Link dostępny tu: https://www.youtube.com/user/OperaNaZamku lub na stronie www.opera.szczecin.pl
Reżyserka Pia Partum o spektaklu:
Bardzo długo zastanawialiśmy się z dyrekcją Opery na Zamku, jaki wybrać tytuł, który można by zrealizować w tak trudnym, epidemicznym czasie. Braliśmy pod uwagę różne utwory – krótkie, współczesne formy również – ze względu na moje zainteresowania operą współczesną, ale i ze względu na małe obsady i małe instrumentalne składy. Ale w końcu przyszło mi do głowy, że „Eugeniusz Oniegin” – rzecz o miłości, pełny ponadczasowych emocji, bliskich każdemu, byłby, w tym dziwnym, „zawieszonym” życiu, w jakim tkwimy od miesięcy – lepszy. Ta właśnie stara, klasyczna opera, którą każdy zna. Pomyślałam, że powrót do tej opery teraz, będzie jak otworzenie szuflady z drogocennymi pamiątkami.
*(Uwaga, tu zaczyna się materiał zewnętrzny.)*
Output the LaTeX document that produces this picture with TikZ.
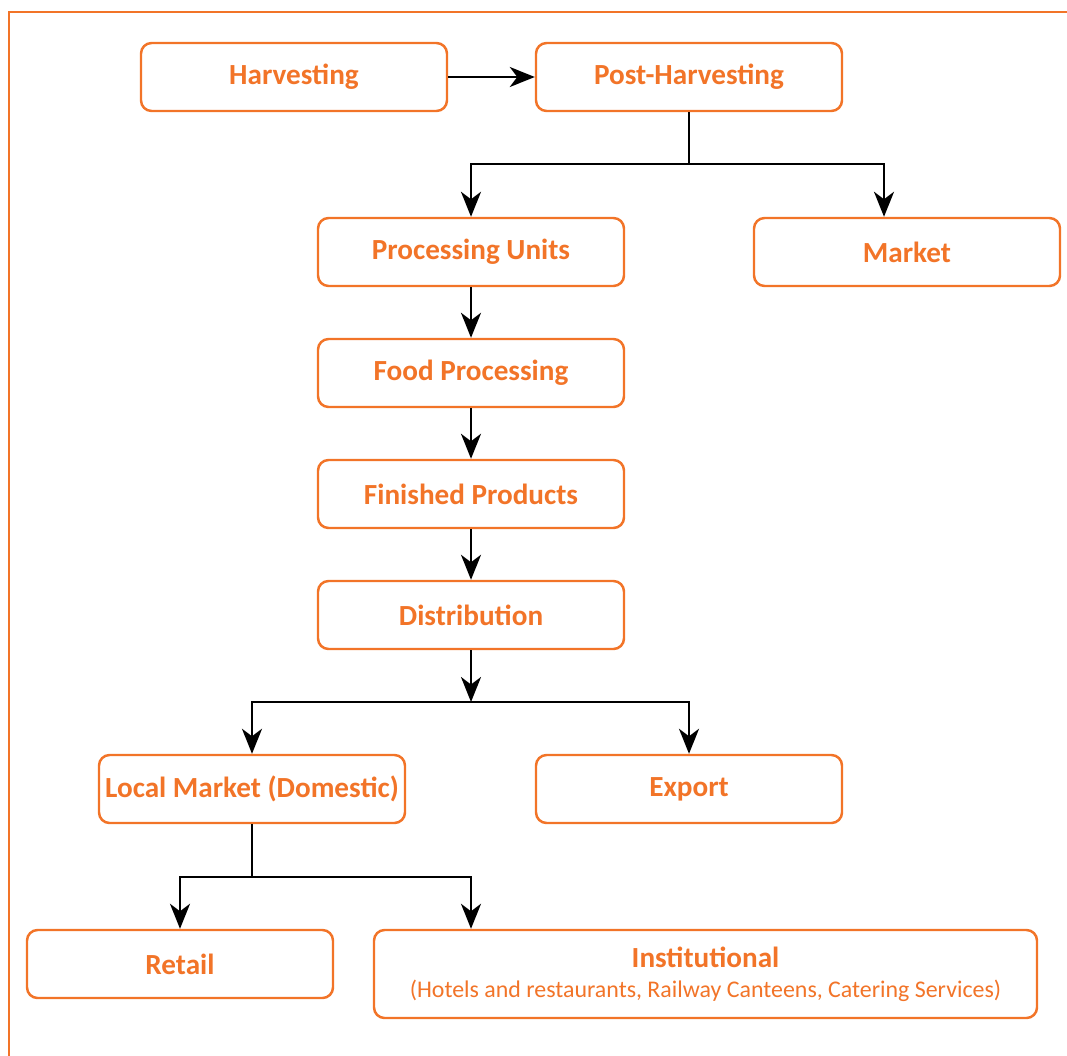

Namiastką normalności. Teraz, kiedy chorujemy, kiedy jesteśmy w zamknięciu, kiedy pożera nas tęsknota i samotność. I mimo, że okoliczności zmuszają nas do poczynienia dużego skrótu, to intuicyjnie czuję, że warto będzie się z tym klasycznym dziełem – operą li tylko o miłości – zetknąć. Ta opera da się skrócić tak, by jej nie „uszkodzić” i by nie zrobić z niej tylko streszczenia. Poza skrótem libretta istnieje również jej inna wersja muzyczna – jest partytura rozpisana na zmniejszoną liczbę instrumentów. I właśnie dlatego uważam, że to dobry tytuł na przeprowadzenie tego naszego eksperymentu. Skrótów oper na ogół się przecież nie robi – ten nurt „wyzwoliła” epidemia. Do tej pory uważano to za świętokradztwo.